* [Supplied information]:
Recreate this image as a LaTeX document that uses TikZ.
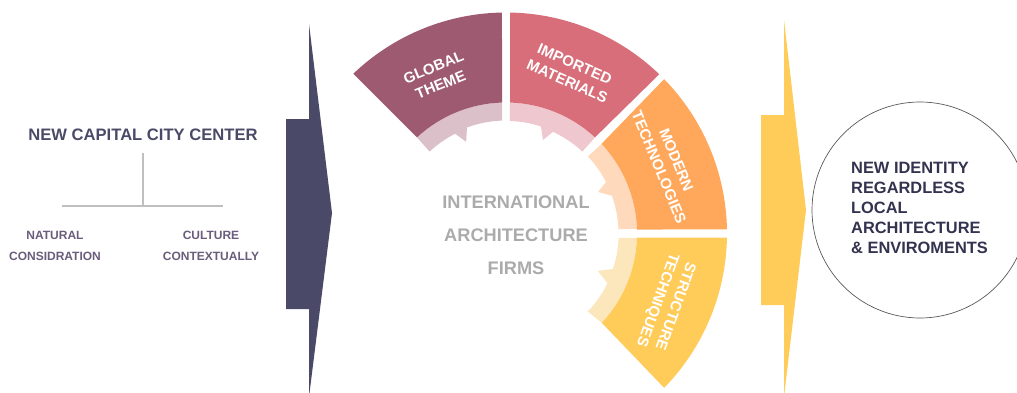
\documentclass[tikz,border=0pt]{standalone}
\usepackage{fontspec}
\setmainfont{Liberation Sans}
\definecolor{navy}{HTML}{4A4A68}
\definecolor{gold}{HTML}{FFCC5A}
\definecolor{cGlobal}{HTML}{9E5A70}
\definecolor{cImported}{HTML}{D86E79}
\definecolor{cModern}{HTML}{FFA85C}
\definecolor{lGlobal}{HTML}{DBBFC9}
\definecolor{lImported}{HTML}{EFC7CF}
\definecolor{lModern}{HTML}{FFD9BB}
\definecolor{lStructure}{HTML}{FCE7BD}
\definecolor{txtGrey}{HTML}{ABABAB}
\definecolor{txtPurple}{HTML}{6A5C7C}
\definecolor{txtDark}{HTML}{33334F}
\definecolor{ruleGrey}{HTML}{BFBFBF}
\tikzset{
  x=1pt,y=1pt,
  segtext/.style={font=\bfseries\fontsize{15}{18.8}\selectfont,text=white,align=center,inner sep=0pt},
  subtext/.style={font=\bfseries\fontsize{12}{21}\selectfont,text=txtPurple,align=center,inner sep=0pt},
  centertext/.style={font=\bfseries\fontsize{18.2}{33}\selectfont,text=txtGrey,align=center,inner sep=0pt},
  titletext/.style={font=\bfseries\fontsize{16.6}{20}\selectfont,text=navy,inner sep=0pt},
  rule/.style={draw=ruleGrey,line width=2pt},
}
\begin{document}
\begin{tikzpicture}
\useasboundingbox (0,0) rectangle (1017,392);
% big arrows
\fill[navy] (286,273) -- (309,273) -- (309,368) -- (332,179) -- (309,-5) -- (309,83) -- (286,83) -- cycle;
\fill[gold] (761,277) -- (784,277) -- (784,372) -- (806,182) -- (784,-5) -- (784,87) -- (761,87) -- cycle;
% ring segments
\begin{scope}[shift={(506,158.5)}]
  \fill[lGlobal] (91.75:131) arc[start angle=91.75,end angle=132.8,radius=131]
    -- (133:112) arc[start angle=133,end angle=117,radius=112]
    -- (113.5:100) -- (110.2:113) arc[start angle=110.2,end angle=92,radius=113] -- cycle;
  \fill[cGlobal] (133.7:221) arc[start angle=133.7,end angle=91.04,radius=221]
    -- (91.75:131) arc[start angle=91.75,end angle=132.8,radius=131] -- cycle;
  \fill[lImported] (88.25:131) arc[start angle=88.25,end angle=47.2,radius=131]
    -- (47:112) arc[start angle=47,end angle=65.2,radius=112]
    -- (68.4:100.5) -- (71.9:112.6) arc[start angle=71.9,end angle=88,radius=112.6] -- cycle;
  \fill[cImported] (46.1:221) arc[start angle=46.1,end angle=88.96,radius=221]
    -- (88.25:131) arc[start angle=88.25,end angle=47.2,radius=131] -- cycle;
  \fill[lModern] (43.2:131) arc[start angle=43.2,end angle=2,radius=131]
    -- (2.2:112.5) arc[start angle=2.2,end angle=19.6,radius=112.5]
    -- (24.3:101) -- (27.2:112.5) arc[start angle=27.2,end angle=43.2,radius=112.5] -- cycle;
  \fill[cModern] (44.3:221) arc[start angle=44.3,end angle=1.04,radius=221]
    -- (1.75:131) arc[start angle=1.75,end angle=43.2,radius=131] -- cycle;
  \fill[lStructure] (-2:131) arc[start angle=-2,end angle=-43,radius=131]
    -- (-43.6:113) arc[start angle=-43.6,end angle=-26.1,radius=113]
    -- (-22.2:99) -- (-18.4:112.7) arc[start angle=-18.4,end angle=-2.2,radius=112.7] -- cycle;
  \fill[gold] (-44.3:221) arc[start angle=-44.3,end angle=-1.04,radius=221]
    -- (-1.75:131) arc[start angle=-1.75,end angle=-43,radius=131] -- cycle;
\end{scope}
% segment labels
\node[segtext,rotate=22] (global) at (437,316) {GLOBAL\\THEME};
\node[segtext,rotate=-23.5] (imported) at (571,319.5) {IMPORTED\\MATERIALS};
\node[segtext,rotate=-67.5] (modern) at (667.7,228.5) {MODERN\\TECHNOLOGIES};
\node[segtext,rotate=-110] (structure) at (666,89) {STRUCTURE\\TECHNIQUES};
\node[centertext] (firms) at (516,157) {INTERNATIONAL\\ARCHITECTURE\\FIRMS};
% left block
\node[titletext] (title) at (143,257) {NEW CAPITAL CITY CENTER};
\coordinate (top) at (143,239);
\coordinate (joint) at (143,186);
\coordinate (left) at (62,186);
\coordinate (right) at (223,186);
\draw[rule] (top) -- (joint);
\draw[rule] (left) -- (right);
\node[subtext] (natural) at (55,146.5) {NATURAL\\CONSIDRATION};
\node[subtext] (culture) at (211,146.5) {CULTURE\\CONTEXTUALLY};
% circle
\node[circle,draw=black!65,line width=0.7pt,minimum size=216pt,inner sep=0pt] (identity) at (920,182) {};
\node[anchor=west,align=left,inner sep=0pt,text=txtDark,font=\bfseries\fontsize{16.4}{20.2}\selectfont] (idtext) at (851,184) {NEW IDENTITY\\REGARDLESS\\LOCAL\\ARCHITECTURE\\\& ENVIROMENTS};
\end{tikzpicture}
\end{document}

* [Aim of the task]: Repeat the material above word for word, please, apart from its images.

* [Answer for this exercise]:
Recreate this image as a LaTeX document that uses TikZ.
\documentclass[tikz,border=0pt]{standalone}
\usepackage{fontspec}
\setmainfont{Liberation Sans}
\definecolor{navy}{HTML}{4A4A68}
\definecolor{gold}{HTML}{FFCC5A}
\definecolor{cGlobal}{HTML}{9E5A70}
\definecolor{cImported}{HTML}{D86E79}
\definecolor{cModern}{HTML}{FFA85C}
\definecolor{lGlobal}{HTML}{DBBFC9}
\definecolor{lImported}{HTML}{EFC7CF}
\definecolor{lModern}{HTML}{FFD9BB}
\definecolor{lStructure}{HTML}{FCE7BD}
\definecolor{txtGrey}{HTML}{ABABAB}
\definecolor{txtPurple}{HTML}{6A5C7C}
\definecolor{txtDark}{HTML}{33334F}
\definecolor{ruleGrey}{HTML}{BFBFBF}
\tikzset{
  x=1pt,y=1pt,
  segtext/.style={font=\bfseries\fontsize{15}{18.8}\selectfont,text=white,align=center,inner sep=0pt},
  subtext/.style={font=\bfseries\fontsize{12}{21}\selectfont,text=txtPurple,align=center,inner sep=0pt},
  centertext/.style={font=\bfseries\fontsize{18.2}{33}\selectfont,text=txtGrey,align=center,inner sep=0pt},
  titletext/.style={font=\bfseries\fontsize{16.6}{20}\selectfont,text=navy,inner sep=0pt},
  rule/.style={draw=ruleGrey,line width=2pt},
}
\begin{document}
\begin{tikzpicture}
\useasboundingbox (0,0) rectangle (1017,392);
% big arrows
\fill[navy] (286,273) -- (309,273) -- (309,368) -- (332,179) -- (309,-5) -- (309,83) -- (286,83) -- cycle;
\fill[gold] (761,277) -- (784,277) -- (784,372) -- (806,182) -- (784,-5) -- (784,87) -- (761,87) -- cycle;
% ring segments
\begin{scope}[shift={(506,158.5)}]
  \fill[lGlobal] (91.75:131) arc[start angle=91.75,end angle=132.8,radius=131]
    -- (133:112) arc[start angle=133,end angle=117,radius=112]
    -- (113.5:100) -- (110.2:113) arc[start angle=110.2,end angle=92,radius=113] -- cycle;
  \fill[cGlobal] (133.7:221) arc[start angle=133.7,end angle=91.04,radius=221]
    -- (91.75:131) arc[start angle=91.75,end angle=132.8,radius=131] -- cycle;
  \fill[lImported] (88.25:131) arc[start angle=88.25,end angle=47.2,radius=131]
    -- (47:112) arc[start angle=47,end angle=65.2,radius=112]
    -- (68.4:100.5) -- (71.9:112.6) arc[start angle=71.9,end angle=88,radius=112.6] -- cycle;
  \fill[cImported] (46.1:221) arc[start angle=46.1,end angle=88.96,radius=221]
    -- (88.25:131) arc[start angle=88.25,end angle=47.2,radius=131] -- cycle;
  \fill[lModern] (43.2:131) arc[start angle=43.2,end angle=2,radius=131]
    -- (2.2:112.5) arc[start angle=2.2,end angle=19.6,radius=112.5]
    -- (24.3:101) -- (27.2:112.5) arc[start angle=27.2,end angle=43.2,radius=112.5] -- cycle;
  \fill[cModern] (44.3:221) arc[start angle=44.3,end angle=1.04,radius=221]
    -- (1.75:131) arc[start angle=1.75,end angle=43.2,radius=131] -- cycle;
  \fill[lStructure] (-2:131) arc[start angle=-2,end angle=-43,radius=131]
    -- (-43.6:113) arc[start angle=-43.6,end angle=-26.1,radius=113]
    -- (-22.2:99) -- (-18.4:112.7) arc[start angle=-18.4,end angle=-2.2,radius=112.7] -- cycle;
  \fill[gold] (-44.3:221) arc[start angle=-44.3,end angle=-1.04,radius=221]
    -- (-1.75:131) arc[start angle=-1.75,end angle=-43,radius=131] -- cycle;
\end{scope}
% segment labels
\node[segtext,rotate=22] (global) at (437,316) {GLOBAL\\THEME};
\node[segtext,rotate=-23.5] (imported) at (571,319.5) {IMPORTED\\MATERIALS};
\node[segtext,rotate=-67.5] (modern) at (667.7,228.5) {MODERN\\TECHNOLOGIES};
\node[segtext,rotate=-110] (structure) at (666,89) {STRUCTURE\\TECHNIQUES};
\node[centertext] (firms) at (516,157) {INTERNATIONAL\\ARCHITECTURE\\FIRMS};
% left block
\node[titletext] (title) at (143,257) {NEW CAPITAL CITY CENTER};
\coordinate (top) at (143,239);
\coordinate (joint) at (143,186);
\coordinate (left) at (62,186);
\coordinate (right) at (223,186);
\draw[rule] (top) -- (joint);
\draw[rule] (left) -- (right);
\node[subtext] (natural) at (55,146.5) {NATURAL\\CONSIDRATION};
\node[subtext] (culture) at (211,146.5) {CULTURE\\CONTEXTUALLY};
% circle
\node[circle,draw=black!65,line width=0.7pt,minimum size=216pt,inner sep=0pt] (identity) at (920,182) {};
\node[anchor=west,align=left,inner sep=0pt,text=txtDark,font=\bfseries\fontsize{16.4}{20.2}\selectfont] (idtext) at (851,184) {NEW IDENTITY\\REGARDLESS\\LOCAL\\ARCHITECTURE\\\& ENVIROMENTS};
\end{tikzpicture}
\end{document}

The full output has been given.